In this country, Dugges are probably best known for their sour beers. Sour is a term that covers a wide range of beer styles, but, with their Tropic Thunder, Dugges have managed to come up with something new. The idea behind this beer was to come up with something that tasted like a popsicle – a beer, in their own words, ‘as refreshing as those ice cold, fruity treats we loved as kids.’ They have certainly succeeded – so much so that a bar back in Sweden serves this beer as a slushie for the full-on popsicle experience. Tropic Thunder, brewed with lactobacillus and fermented with mangoes, passion fruits and peaches, was joined at Hunter & Sons by Tropic Sunrise, a variation on the same theme, with raspberries added to the mix. Both beers provided an intriguing yet very satisfying combination of sweet and sour, while another sour, the laconically named Black Currant, neatly managed to avoid the syrupy overtones of Ribena that often linger around beers featuring blackcurrants.
All the other beers on offer were just as good, but for my money the two absolutely stand-out beers were High Five, a rich and complex IPA brewed with American hops, and Imperial Geisha, a fantastic Imperial Stout pepped up with Panamanian coffee, smooth, rich and sweet, with none of the heaviness or bitterness sometimes found in Imperial stouts.
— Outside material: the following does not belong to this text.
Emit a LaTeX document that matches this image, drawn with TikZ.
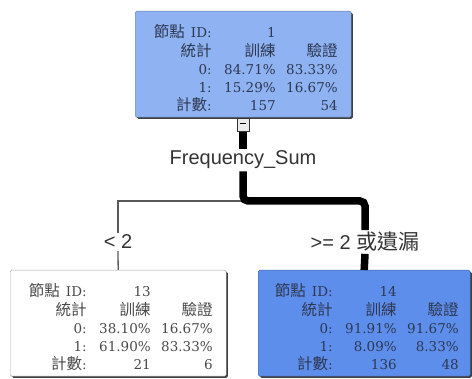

If you check out the brewery at http://dugges.se/, you’ll see that their beer range is eclectic and wide-ranging, including such delights as a Raspberry Liqorice Imperial Stout, Rum Barrel Aged Barley Wines, a Berliner Weisse, a Coco Nut Imperial Stout, none of which made an appearance on the night. Dugges beers will, however, continue to appear on draught on a regular basis at Hunter & Sons, and bottles will also be available.